▶ _Set task_
All pictures are to be skipped; retype only the lines from the top of the entries through the line with "names = ['AdaEP/MHHPA', 'CyhEP/MHHPA']", both included.

Entries with chart source code
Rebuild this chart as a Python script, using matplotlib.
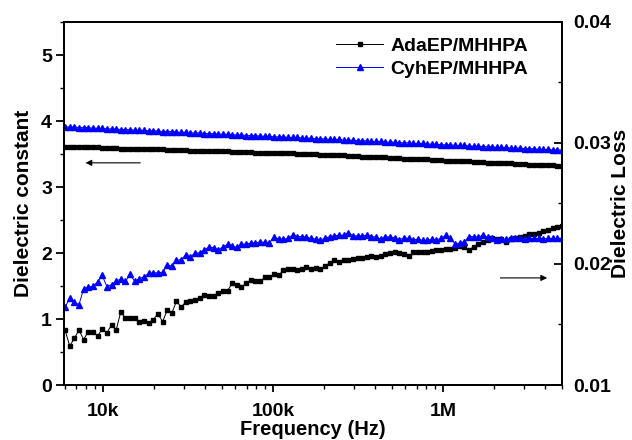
import numpy as np
import matplotlib
matplotlib.use("Agg")
import matplotlib.pyplot as plt
from matplotlib.ticker import FixedLocator, LogLocator, MultipleLocator, NullFormatter

plt.rcParams['font.family'] = ['Liberation Sans', 'DejaVu Sans']
plt.rcParams['font.weight'] = 'bold'

# measurement sweep: 108 log-spaced frequencies, 6 kHz .. 5 MHz
freq = np.logspace(np.log10(6e3), np.log10(5e6), 108)

names = ['AdaEP/MHHPA', 'CyhEP/MHHPA']

eps_ada = [3.61, 3.61, 3.61, 3.60, 3.60, 3.60, 3.60, 3.60, 3.59, 3.59,
           3.59, 3.59, 3.58, 3.58, 3.58, 3.58, 3.58, 3.57, 3.57, 3.57,
           3.57, 3.57, 3.56, 3.56, 3.56, 3.56, 3.56, 3.55, 3.55, 3.55,
           3.55, 3.54, 3.54, 3.54, 3.54, 3.54, 3.53, 3.53, 3.53, 3.53,
           3.53, 3.52, 3.52, 3.52, 3.52, 3.52, 3.51, 3.51, 3.51, 3.51,
           3.50, 3.50, 3.50, 3.50, 3.50, 3.49, 3.49, 3.49, 3.48, 3.48,
           3.48, 3.47, 3.47, 3.47, 3.46, 3.46, 3.46, 3.45, 3.45, 3.45,
           3.44, 3.44, 3.44, 3.43, 3.43, 3.43, 3.42, 3.42, 3.42, 3.41,
           3.41, 3.41, 3.40, 3.40, 3.40, 3.39, 3.39, 3.39, 3.38, 3.38,
           3.38, 3.37, 3.37, 3.37, 3.36, 3.36, 3.36, 3.35, 3.35, 3.35,
           3.34, 3.34, 3.34, 3.33, 3.33, 3.33, 3.32, 3.32]

eps_cyh = [3.91, 3.91, 3.91, 3.90, 3.90, 3.90, 3.89, 3.89, 3.89, 3.88,
           3.88, 3.88, 3.87, 3.87, 3.87, 3.86, 3.86, 3.86, 3.85, 3.85,
           3.85, 3.84, 3.84, 3.84, 3.83, 3.83, 3.83, 3.82, 3.82, 3.82,
           3.81, 3.81, 3.81, 3.80, 3.80, 3.80, 3.79, 3.79, 3.79, 3.78,
           3.78, 3.78, 3.77, 3.77, 3.77, 3.76, 3.76, 3.76, 3.75, 3.75,
           3.75, 3.74, 3.74, 3.74, 3.73, 3.73, 3.73, 3.72, 3.72, 3.72,
           3.71, 3.71, 3.71, 3.70, 3.70, 3.70, 3.69, 3.69, 3.69, 3.68,
           3.68, 3.68, 3.67, 3.67, 3.67, 3.66, 3.66, 3.66, 3.65, 3.65,
           3.65, 3.64, 3.64, 3.64, 3.63, 3.63, 3.63, 3.62, 3.62, 3.62,
           3.61, 3.61, 3.61, 3.60, 3.60, 3.60, 3.59, 3.59, 3.59, 3.58,
           3.58, 3.58, 3.57, 3.57, 3.57, 3.56, 3.56, 3.56]

loss_ada = [0.01453, 0.01322, 0.01387, 0.01453, 0.01376, 0.01442, 0.01442, 0.01404, 0.01464, 0.01431,
            0.01496, 0.01453, 0.01605, 0.01551, 0.01556, 0.01551, 0.01518, 0.01529, 0.01513, 0.01540,
            0.01589, 0.01524, 0.01616, 0.01595, 0.01693, 0.01644, 0.01687, 0.01693, 0.01704, 0.01720,
            0.01742, 0.01736, 0.01736, 0.01764, 0.01775, 0.01780, 0.01840, 0.01829, 0.01813, 0.01840,
            0.01867, 0.01856, 0.01856, 0.01889, 0.01889, 0.01916, 0.01905, 0.01949, 0.01960, 0.01955,
            0.01949, 0.01955, 0.01976, 0.01960, 0.01966, 0.01955, 0.01982, 0.02009, 0.02031, 0.02020,
            0.02031, 0.02036, 0.02042, 0.02047, 0.02047, 0.02058, 0.02064, 0.02058, 0.02069, 0.02080,
            0.02091, 0.02096, 0.02091, 0.02080, 0.02064, 0.02096, 0.02096, 0.02102, 0.02102, 0.02107,
            0.02113, 0.02118, 0.02124, 0.02124, 0.02135, 0.02145, 0.02140, 0.02118, 0.02140, 0.02162,
            0.02184, 0.02200, 0.02211, 0.02206, 0.02206, 0.02184, 0.02206, 0.02217, 0.02222, 0.02233,
            0.02244, 0.02249, 0.02260, 0.02271, 0.02282, 0.02298, 0.02309, 0.02315]

loss_cyh = [0.01644, 0.01715, 0.01682, 0.01665, 0.01796, 0.01807, 0.01818, 0.01851, 0.01905, 0.01813,
            0.01829, 0.01862, 0.01873, 0.01856, 0.01916, 0.01856, 0.01878, 0.01895, 0.01922, 0.01927,
            0.01927, 0.01933, 0.01993, 0.01982, 0.02031, 0.02036, 0.02075, 0.02058, 0.02091, 0.02091,
            0.02118, 0.02140, 0.02135, 0.02118, 0.02140, 0.02162, 0.02145, 0.02140, 0.02162, 0.02167,
            0.02173, 0.02173, 0.02184, 0.02178, 0.02173, 0.02227, 0.02206, 0.02206, 0.02211, 0.02238,
            0.02227, 0.02227, 0.02222, 0.02211, 0.02206, 0.02200, 0.02211, 0.02227, 0.02233, 0.02238,
            0.02238, 0.02260, 0.02233, 0.02233, 0.02233, 0.02238, 0.02227, 0.02222, 0.02206, 0.02227,
            0.02222, 0.02217, 0.02200, 0.02217, 0.02211, 0.02200, 0.02206, 0.02195, 0.02195, 0.02206,
            0.02200, 0.02211, 0.02238, 0.02211, 0.02167, 0.02173, 0.02184, 0.02227, 0.02227, 0.02222,
            0.02238, 0.02222, 0.02211, 0.02195, 0.02206, 0.02206, 0.02211, 0.02211, 0.02211, 0.02206,
            0.02211, 0.02211, 0.02211, 0.02206, 0.02211, 0.02211, 0.02211, 0.02211]

fig = plt.figure(figsize=(6.32, 4.40), dpi=100)
ax1 = fig.add_axes([0.101, 0.125, 0.788, 0.825])
ax2 = ax1.twinx()

ax1.plot(freq, eps_ada, color='black', lw=0.7, marker='s', ms=3.4, label=names[0])
ax1.plot(freq, eps_cyh, color='blue', lw=0.7, marker='^', ms=4.0, label=names[1])
ax2.plot(freq, loss_ada, color='black', lw=0.7, marker='s', ms=3.4)
ax2.plot(freq, loss_cyh, color='blue', lw=0.7, marker='^', ms=4.0)

ax1.set_xscale('log')
ax1.set_xlim(5.9e3, 5.0e6)
ax1.set_ylim(0, 5.5)
ax2.set_ylim(0.01, 0.04)

ax1.xaxis.set_major_locator(FixedLocator([1e4, 1e5, 1e6]))
ax1.set_xticklabels(['10k', '100k', '1M'])
ax1.xaxis.set_minor_locator(LogLocator(base=10, subs=np.arange(2, 10)))
ax1.xaxis.set_minor_formatter(NullFormatter())
ax1.yaxis.set_major_locator(MultipleLocator(1))
ax1.yaxis.set_minor_locator(MultipleLocator(0.5))
ax2.yaxis.set_major_locator(MultipleLocator(0.01))
ax2.yaxis.set_minor_locator(MultipleLocator(0.005))
ax2.set_yticks([0.01, 0.02, 0.03, 0.04])
ax2.set_yticklabels(['0.01', '0.02', '0.03', '0.04'])

ax1.tick_params(axis='x', which='major', direction='out', length=5, width=1.3, labelsize=14, pad=8)
ax1.tick_params(axis='x', which='minor', direction='out', length=3, width=1.0)
ax1.tick_params(axis='y', which='major', direction='out', length=5.5, width=1.3, labelsize=14, pad=3)
ax1.tick_params(axis='y', which='minor', direction='out', length=3, width=1.0)
ax2.tick_params(axis='y', which='major', direction='in', length=5.5, width=1.3, labelsize=14, pad=8)
ax2.tick_params(axis='y', which='minor', direction='in', length=3, width=1.0)

for ax in (ax1, ax2):
    for sp in ax.spines.values():
        sp.set_linewidth(1.3)

ax1.set_xlabel('Frequency (Hz)', fontsize=14.5, fontweight='bold', labelpad=0)
ax1.set_ylabel('Dielectric constant', fontsize=15, fontweight='bold', labelpad=6)
ax2.set_ylabel('Dielectric Loss', fontsize=15, fontweight='bold', labelpad=0)

ax2.annotate('', xy=(0.038, 0.612), xytext=(0.159, 0.612), xycoords='axes fraction',
             arrowprops=dict(arrowstyle='-|>', color='black', lw=0.8, mutation_scale=9))
ax2.annotate('', xy=(0.976, 0.295), xytext=(0.871, 0.295), xycoords='axes fraction',
             arrowprops=dict(arrowstyle='-|>', color='black', lw=0.8, mutation_scale=9))

h, l = ax1.get_legend_handles_labels()
ax2.legend(h, l, loc='upper right', bbox_to_anchor=(0.968, 1.005), frameon=False,
           handlelength=2.4, handletextpad=0.4, labelspacing=0.25,
           prop={'weight': 'bold', 'size': 14})

fig.savefig('out.png', dpi=100)
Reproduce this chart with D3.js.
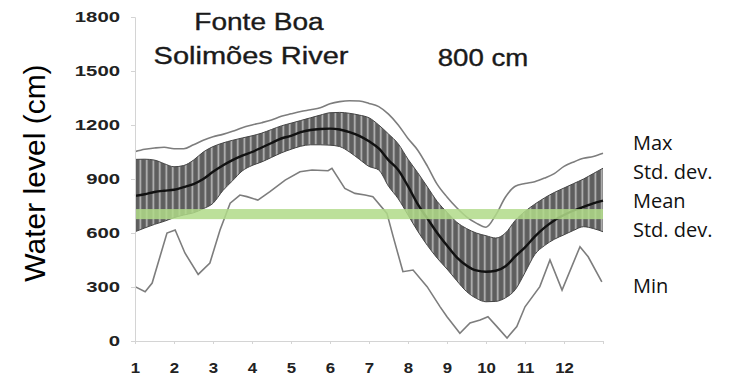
<!DOCTYPE html>
<html lang="en">
<head>
    <meta charset="UTF-8">
    <title>Fonte Boa water level</title>
    <script src="https://d3js.org/d3.v7.min.js"></script>
    <style>
        body { margin: 0; background: white; }
        .tick text { font-family: "Liberation Sans", Arial, sans-serif; font-weight: bold; fill: #222; }
        .legend { font-family: "Open Sans", sans-serif; font-size: 20px; fill: #111; }
        .title { font-family: "Liberation Sans", Arial, sans-serif; font-size: 23px; fill: #1a1a1a; stroke: #1a1a1a; stroke-width: 0.35px; }
    </style>
</head>
<body>
    <svg id='svg'></svg>
    <script>
        // months as fractional positions (1 = start of January, 13 = end of December)
        const months = [1, 1.25, 1.5, 1.75, 2, 2.25, 2.5, 2.75, 3, 3.25, 3.5, 3.75, 4, 4.25, 4.5, 4.75,
            5, 5.25, 5.5, 5.75, 6, 6.25, 6.5, 6.75, 7, 7.25, 7.5, 7.75, 8, 8.25, 8.5, 8.75,
            9, 9.25, 9.5, 9.75, 10, 10.25, 10.5, 10.75, 11, 11.25, 11.5, 11.75, 12, 12.25, 12.5, 12.75, 13];
        const maxLevel = [1052, 1065, 1072, 1076, 1068, 1068, 1090, 1115, 1135, 1148, 1165, 1185, 1200, 1213, 1228, 1248,
            1262, 1275, 1285, 1296, 1318, 1330, 1335, 1333, 1320, 1302, 1260, 1200, 1125, 1060, 970, 870,
            800, 740, 690, 655, 632, 700, 800, 860, 875, 885, 905, 930, 970, 995, 1015, 1025, 1043];
        const upperSd = [1009, 1010, 1005, 985, 968, 975, 1005, 1050, 1080, 1100, 1115, 1128, 1140, 1155, 1175, 1195,
            1210, 1225, 1240, 1255, 1268, 1270, 1265, 1255, 1240, 1200, 1150, 1095, 1010, 935, 855, 775,
            715, 660, 625, 600, 585, 572, 600, 670, 720, 760, 795, 825, 850, 875, 900, 930, 960];
        const meanLevel = [806, 815, 828, 835, 840, 855, 872, 900, 940, 975, 1005, 1030, 1050, 1075, 1100, 1125,
            1140, 1160, 1172, 1178, 1180, 1175, 1160, 1140, 1110, 1070, 1005, 950, 860, 760, 680, 600,
            530, 465, 420, 392, 385, 390, 415, 470, 520, 580, 630, 670, 700, 725, 745, 765, 780];
        const lowerSd = [607, 628, 648, 665, 685, 700, 712, 735, 765, 835, 890, 945, 975, 995, 1020, 1045,
            1065, 1082, 1090, 1090, 1088, 1080, 1050, 1010, 970, 950, 860, 790, 700, 610, 530, 460,
            400, 335, 275, 237, 218, 220, 240, 285, 380, 480, 530, 565, 590, 615, 635, 625, 607];
        const minMonth = [1, 1.26, 1.44, 1.82, 2.03, 2.28, 2.62, 2.92, 3.18, 3.44, 3.69, 3.87, 4.15, 4.46, 4.85,
            5.23, 5.54, 5.95, 6.05, 6.38, 6.64, 6.9, 7.1, 7.46, 7.62, 7.87, 8.13, 8.49, 8.82, 9, 9.33,
            9.59, 9.85, 10.05, 10.28, 10.54, 10.79, 11, 11.38, 11.64, 11.95, 12.41, 12.62, 12.97];
        const minLevel = [302, 274, 322, 600, 617, 489, 370, 433, 617, 766, 811, 802, 783, 830, 894,
            940, 950, 946, 959, 848, 820, 811, 802, 709, 580, 385, 394, 302, 191, 135, 43,
            100, 117, 135, 80, 17, 80, 190, 302, 450, 283, 524, 468, 329];
        const refLevel = 705;
        const yTicks = [0, 300, 600, 900, 1200, 1500, 1800];
        const xTicks = [1, 2, 3, 4, 5, 6, 7, 8, 9, 10, 11, 12];
        const legendLabels = ["Max", "Std. dev.", "Mean", "Std. dev.", "Min"];

        const width = 730;
        const height = 383;
        const svg = d3.select('#svg')
            .attr("width", width)
            .attr("height", height);

        const xScale = d3.scaleLinear().domain([1, 13]).range([135, 603]);
        const yScale = d3.scaleLinear().domain([0, 1800]).range([341, 17]);

        // stretch text horizontally, the source picture is wider than tall
        function stretch(sel, k) {
            sel.each(function() {
                const w = this.getComputedTextLength();
                d3.select(this).attr("textLength", w * k).attr("lengthAdjust", "spacingAndGlyphs");
            });
        }

        // striped band pattern
        const pat = svg.append("defs").append("pattern")
            .attr("id", "stripes")
            .attr("patternUnits", "userSpaceOnUse")
            .attr("x", 137)
            .attr("width", 6.5)
            .attr("height", 400);
        pat.append("rect").attr("width", 6.5).attr("height", 400).attr("fill", "#5e5e5e");
        pat.append("rect").attr("x", 2.5).attr("width", 1.6).attr("height", 400).attr("fill", "#bdbdbd");

        const idx = d3.range(months.length);
        const band = d3.area()
            .x(i => xScale(months[i]))
            .y0(i => yScale(lowerSd[i]))
            .y1(i => yScale(upperSd[i]))
            .curve(d3.curveMonotoneX);
        svg.append("path").attr("d", band(idx)).attr("fill", "url(#stripes)");

        function lineOf(values, xs, curve) {
            return d3.line()
                .x((d, i) => xScale(xs[i]))
                .y(d => yScale(d))
                .curve(curve)(values);
        }
        svg.append("path").attr("d", lineOf(upperSd, months, d3.curveMonotoneX))
            .attr("fill", "none").attr("stroke", "#444").attr("stroke-width", 1);
        svg.append("path").attr("d", lineOf(lowerSd, months, d3.curveMonotoneX))
            .attr("fill", "none").attr("stroke", "#444").attr("stroke-width", 1);
        svg.append("path").attr("d", lineOf(maxLevel, months, d3.curveMonotoneX))
            .attr("fill", "none").attr("stroke", "#7d7d7d").attr("stroke-width", 1.6);
        svg.append("path").attr("d", lineOf(minLevel, minMonth, d3.curveLinear))
            .attr("fill", "none").attr("stroke", "#7d7d7d").attr("stroke-width", 1.6);
        svg.append("path").attr("d", lineOf(meanLevel, months, d3.curveMonotoneX))
            .attr("fill", "none").attr("stroke", "#111").attr("stroke-width", 2.4);

        // 800 cm reference band
        svg.append("rect")
            .attr("x", xScale(1))
            .attr("width", xScale(13) - xScale(1))
            .attr("y", yScale(refLevel + 28))
            .attr("height", yScale(refLevel - 28) - yScale(refLevel + 28))
            .attr("fill", "#b0da88")
            .attr("opacity", 0.85);

        // axes
        const yAxis = svg.append("g")
            .attr("transform", "translate(135,0)")
            .call(d3.axisLeft(yScale).tickValues(yTicks).tickSize(4).tickPadding(11)
                .tickFormat(d3.format("d")));
        const xAxis = svg.append("g")
            .attr("transform", "translate(0,341)")
            .call(d3.axisBottom(xScale).tickValues(d3.range(1, 14)).tickSize(3).tickPadding(19)
                .tickFormat(d => xTicks.includes(d) ? d : ""));
        [yAxis, xAxis].forEach(g => {
            g.select(".domain").attr("stroke", "#d4d4d4");
            g.selectAll(".tick line").attr("stroke", "#d4d4d4");
            g.selectAll(".tick text").style("font-size", "14px");
        });
        stretch(yAxis.selectAll(".tick text"), 1.45);
        stretch(xAxis.selectAll(".tick text"), 1.2);

        // titles
        const t1 = svg.append("text").attr("class", "title").attr("x", 259).attr("y", 30)
            .attr("text-anchor", "middle").text("Fonte Boa");
        const t2 = svg.append("text").attr("class", "title").attr("x", 251).attr("y", 64)
            .attr("text-anchor", "middle").text("Solimões River");
        const t3 = svg.append("text").attr("class", "title").attr("x", 483).attr("y", 66)
            .attr("text-anchor", "middle").text("800 cm");
        stretch(t1, 1.22);
        stretch(t2, 1.26);
        stretch(t3, 1.2);

        svg.append("text")
            .attr("transform", "translate(45,173) rotate(-90)")
            .attr("text-anchor", "middle")
            .style("font-family", "Liberation Sans, Arial")
            .style("font-size", "30px")
            .text("Water level (cm)");

        // legend labels
        const legendY = [150, 179, 208, 237, 293];
        svg.selectAll(".legend")
            .data(legendLabels)
            .enter()
            .append("text")
            .attr("class", "legend")
            .attr("x", 633)
            .attr("y", (d, i) => legendY[i])
            .text(d => d);
    </script>
</body>
</html>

▶ _Exercise result_
Rebuild this chart as a Python script, using matplotlib.
import numpy as np
import matplotlib
matplotlib.use("Agg")
import matplotlib.pyplot as plt
from matplotlib.ticker import FixedLocator, LogLocator, MultipleLocator, NullFormatter

plt.rcParams['font.family'] = ['Liberation Sans', 'DejaVu Sans']
plt.rcParams['font.weight'] = 'bold'

# measurement sweep: 108 log-spaced frequencies, 6 kHz .. 5 MHz
freq = np.logspace(np.log10(6e3), np.log10(5e6), 108)

names = ['AdaEP/MHHPA', 'CyhEP/MHHPA']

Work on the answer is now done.